▸ **Task goal**
Repeat the listing exactly as given, omitting every image.

## start Collected data

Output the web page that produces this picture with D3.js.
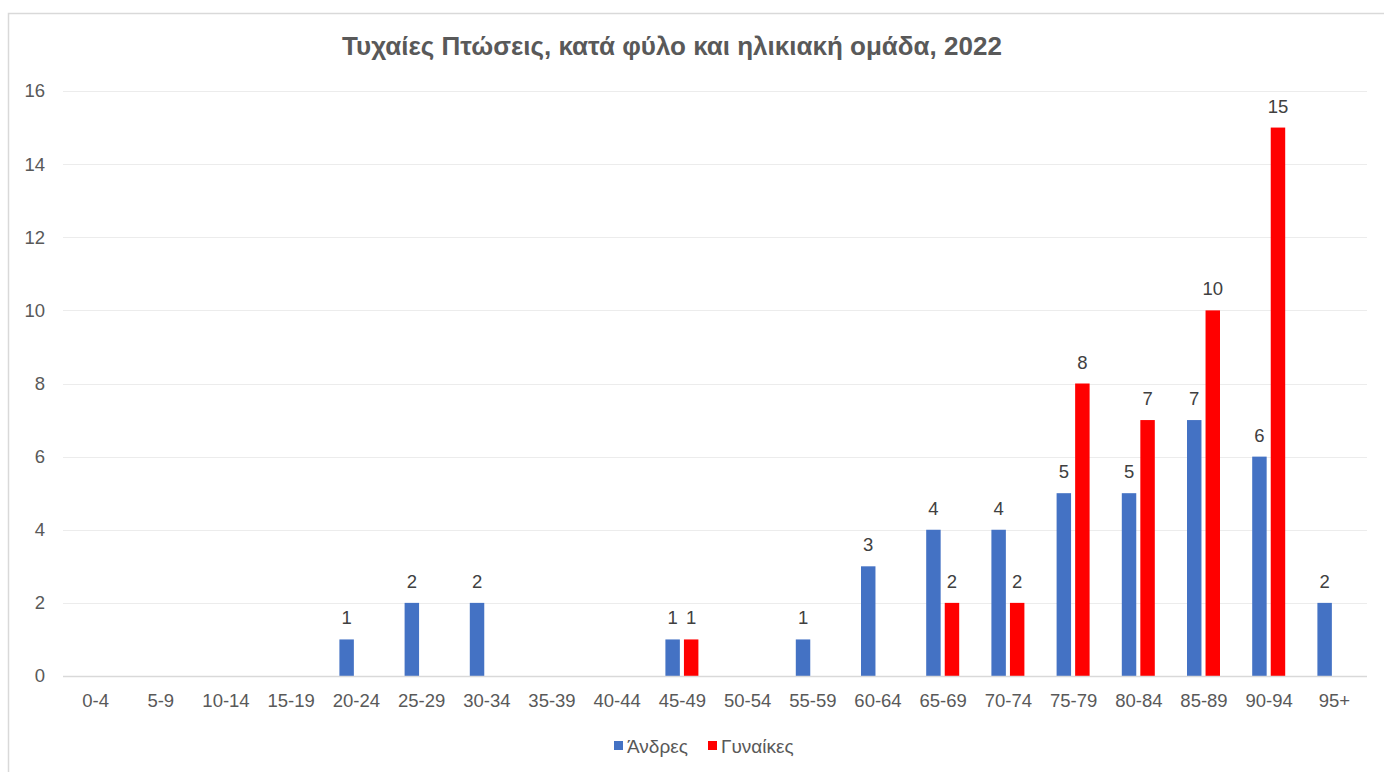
<!DOCTYPE html>
<html>
<head>
<meta charset="utf-8">
<style>
body { margin: 0; background: #fff; }
text { font-family: "Liberation Sans", Arial, sans-serif; }
.grid line { stroke: #ececec; stroke-width: 1px; }
.tick text { fill: #595959; font-size: 18.5px; font-family: "Liberation Sans", Arial, sans-serif; }
.title { fill: #595959; font-size: 26px; font-weight: bold; text-anchor: middle; }
.label { fill: #404040; font-size: 18.5px; text-anchor: middle; }
.legend text { fill: #595959; font-size: 19px; }
</style>
</head>
<body>
<svg width="1384" height="772"></svg>
<script src="https://d3js.org/d3.v7.min.js"></script>
<script>
var ageGroups = ["0-4", "5-9", "10-14", "15-19", "20-24", "25-29", "30-34", "35-39", "40-44", "45-49",
  "50-54", "55-59", "60-64", "65-69", "70-74", "75-79", "80-84", "85-89", "90-94", "95+"];
var men = [null, null, null, null, 1, 2, 2, null, null, 1, null, 1, 3, 4, 4, 5, 5, 7, 6, 2];
var women = [null, null, null, null, null, null, null, null, null, 1, null, null, null, 2, 2, 8, 7, 10, 15, null];
var seriesNames = ["Άνδρες", "Γυναίκες"];
var seriesColors = ["#4472c4", "#ff0000"];
var yTicks = [0, 2, 4, 6, 8, 10, 12, 14, 16];

var svg = d3.select("svg"),
    width = 1384,
    height = 772;

var margin = { left: 63, right: 17, top: 91, bottom: 96 };

// chart border (only top and left show in the crop)
svg.append("path")
    .attr("d", "M8.5," + height + "V13.5H" + width)
    .attr("fill", "none")
    .attr("stroke", "#d9d9d9")
    .attr("stroke-width", 1.5);

svg.append("text")
    .attr("class", "title")
    .attr("x", 672)
    .attr("y", 55)
    .text("Τυχαίες Πτώσεις, κατά φύλο και ηλικιακή ομάδα, 2022");

var x = d3.scaleBand()
    .domain(ageGroups)
    .range([margin.left, width - margin.right])
    .padding(0);

var y = d3.scaleLinear()
    .domain([0, 16])
    .range([height - margin.bottom, margin.top]);

var x1 = d3.scaleBand()
    .domain([0, 1])
    .range([-17, 16])
    .paddingInner(0.22);

// gridlines
svg.append("g")
    .attr("class", "grid")
    .selectAll("line")
    .data(yTicks.slice(1))
    .enter().append("line")
      .attr("x1", margin.left)
      .attr("x2", width - margin.right)
      .attr("y1", function(d) { return Math.round(y(d)) + 0.5; })
      .attr("y2", function(d) { return Math.round(y(d)) + 0.5; });

// y axis labels
var yAxis = svg.append("g")
    .attr("transform", "translate(" + (margin.left - 18) + ",0)")
    .call(d3.axisLeft(y).tickValues(yTicks).tickSize(0).tickPadding(0));
yAxis.select(".domain").remove();

var series = [men, women];

series.forEach(function(vals, s) {
  var data = ageGroups.map(function(g, i) { return { g: g, v: vals[i] }; })
      .filter(function(d) { return d.v != null; });

  svg.append("g")
    .selectAll("rect")
    .data(data)
    .enter().append("rect")
      .attr("x", function(d) { return x(d.g) + x.bandwidth() / 2 + x1(s); })
      .attr("width", x1.bandwidth())
      .attr("y", function(d) { return y(d.v); })
      .attr("height", function(d) { return y(0) - y(d.v); })
      .attr("fill", seriesColors[s]);

  svg.append("g")
    .selectAll("text")
    .data(data)
    .enter().append("text")
      .attr("class", "label")
      .attr("x", function(d) { return x(d.g) + x.bandwidth() / 2 + x1(s) + x1.bandwidth() / 2; })
      .attr("y", function(d) { return y(d.v) - 15; })
      .text(function(d) { return d.v; });
});

// baseline
svg.append("line")
    .attr("x1", margin.left)
    .attr("x2", width - margin.right)
    .attr("y1", Math.round(y(0)) + 0.5)
    .attr("y2", Math.round(y(0)) + 0.5)
    .attr("stroke", "#d9d9d9")
    .attr("stroke-width", 1.5);

// x axis
var xAxis = svg.append("g")
    .attr("transform", "translate(0," + y(0) + ")")
    .call(d3.axisBottom(x).tickSize(0).tickPadding(18));
xAxis.select(".domain").remove();

// legend
var legend = svg.append("g")
    .attr("class", "legend")
    .selectAll("g")
    .data(seriesNames)
    .enter().append("g")
      .attr("transform", function(d, i) { return "translate(" + [614, 708][i] + ",746)"; });

legend.append("rect")
    .attr("x", 0)
    .attr("y", -5)
    .attr("width", 9)
    .attr("height", 9)
    .attr("fill", function(d, i) { return seriesColors[i]; });

legend.append("text")
    .attr("x", 13)
    .attr("dy", "0.35em")
    .text(function(d) { return d; });
</script>
</body>
</html>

## end Collected data

▸ **Task result**
Output the web page that produces this picture with D3.js.
<!DOCTYPE html>
<html>
<head>
<meta charset="utf-8">
<style>
body { margin: 0; background: #fff; }
text { font-family: "Liberation Sans", Arial, sans-serif; }
.grid line { stroke: #ececec; stroke-width: 1px; }
.tick text { fill: #595959; font-size: 18.5px; font-family: "Liberation Sans", Arial, sans-serif; }
.title { fill: #595959; font-size: 26px; font-weight: bold; text-anchor: middle; }
.label { fill: #404040; font-size: 18.5px; text-anchor: middle; }
.legend text { fill: #595959; font-size: 19px; }
</style>
</head>
<body>
<svg width="1384" height="772"></svg>
<script src="https://d3js.org/d3.v7.min.js"></script>
<script>
var ageGroups = ["0-4", "5-9", "10-14", "15-19", "20-24", "25-29", "30-34", "35-39", "40-44", "45-49",
  "50-54", "55-59", "60-64", "65-69", "70-74", "75-79", "80-84", "85-89", "90-94", "95+"];
var men = [null, null, null, null, 1, 2, 2, null, null, 1, null, 1, 3, 4, 4, 5, 5, 7, 6, 2];
var women = [null, null, null, null, null, null, null, null, null, 1, null, null, null, 2, 2, 8, 7, 10, 15, null];
var seriesNames = ["Άνδρες", "Γυναίκες"];
var seriesColors = ["#4472c4", "#ff0000"];
var yTicks = [0, 2, 4, 6, 8, 10, 12, 14, 16];

var svg = d3.select("svg"),
    width = 1384,
    height = 772;

var margin = { left: 63, right: 17, top: 91, bottom: 96 };

// chart border (only top and left show in the crop)
svg.append("path")
    .attr("d", "M8.5," + height + "V13.5H" + width)
    .attr("fill", "none")
    .attr("stroke", "#d9d9d9")
    .attr("stroke-width", 1.5);

svg.append("text")
    .attr("class", "title")
    .attr("x", 672)
    .attr("y", 55)
    .text("Τυχαίες Πτώσεις, κατά φύλο και ηλικιακή ομάδα, 2022");

var x = d3.scaleBand()
    .domain(ageGroups)
    .range([margin.left, width - margin.right])
    .padding(0);

var y = d3.scaleLinear()
    .domain([0, 16])
    .range([height - margin.bottom, margin.top]);

var x1 = d3.scaleBand()
    .domain([0, 1])
    .range([-17, 16])
    .paddingInner(0.22);

// gridlines
svg.append("g")
    .attr("class", "grid")
    .selectAll("line")
    .data(yTicks.slice(1))
    .enter().append("line")
      .attr("x1", margin.left)
      .attr("x2", width - margin.right)
      .attr("y1", function(d) { return Math.round(y(d)) + 0.5; })
      .attr("y2", function(d) { return Math.round(y(d)) + 0.5; });

// y axis labels
var yAxis = svg.append("g")
    .attr("transform", "translate(" + (margin.left - 18) + ",0)")
    .call(d3.axisLeft(y).tickValues(yTicks).tickSize(0).tickPadding(0));
yAxis.select(".domain").remove();

var series = [men, women];

series.forEach(function(vals, s) {
  var data = ageGroups.map(function(g, i) { return { g: g, v: vals[i] }; })
      .filter(function(d) { return d.v != null; });

  svg.append("g")
    .selectAll("rect")
    .data(data)
    .enter().append("rect")
      .attr("x", function(d) { return x(d.g) + x.bandwidth() / 2 + x1(s); })
      .attr("width", x1.bandwidth())
      .attr("y", function(d) { return y(d.v); })
      .attr("height", function(d) { return y(0) - y(d.v); })
      .attr("fill", seriesColors[s]);

  svg.append("g")
    .selectAll("text")
    .data(data)
    .enter().append("text")
      .attr("class", "label")
      .attr("x", function(d) { return x(d.g) + x.bandwidth() / 2 + x1(s) + x1.bandwidth() / 2; })
      .attr("y", function(d) { return y(d.v) - 15; })
      .text(function(d) { return d.v; });
});

// baseline
svg.append("line")
    .attr("x1", margin.left)
    .attr("x2", width - margin.right)
    .attr("y1", Math.round(y(0)) + 0.5)
    .attr("y2", Math.round(y(0)) + 0.5)
    .attr("stroke", "#d9d9d9")
    .attr("stroke-width", 1.5);

// x axis
var xAxis = svg.append("g")
    .attr("transform", "translate(0," + y(0) + ")")
    .call(d3.axisBottom(x).tickSize(0).tickPadding(18));
xAxis.select(".domain").remove();

// legend
var legend = svg.append("g")
    .attr("class", "legend")
    .selectAll("g")
    .data(seriesNames)
    .enter().append("g")
      .attr("transform", function(d, i) { return "translate(" + [614, 708][i] + ",746)"; });

legend.append("rect")
    .attr("x", 0)
    .attr("y", -5)
    .attr("width", 9)
    .attr("height", 9)
    .attr("fill", function(d, i) { return seriesColors[i]; });

legend.append("text")
    .attr("x", 13)
    .attr("dy", "0.35em")
    .text(function(d) { return d; });
</script>
</body>
</html>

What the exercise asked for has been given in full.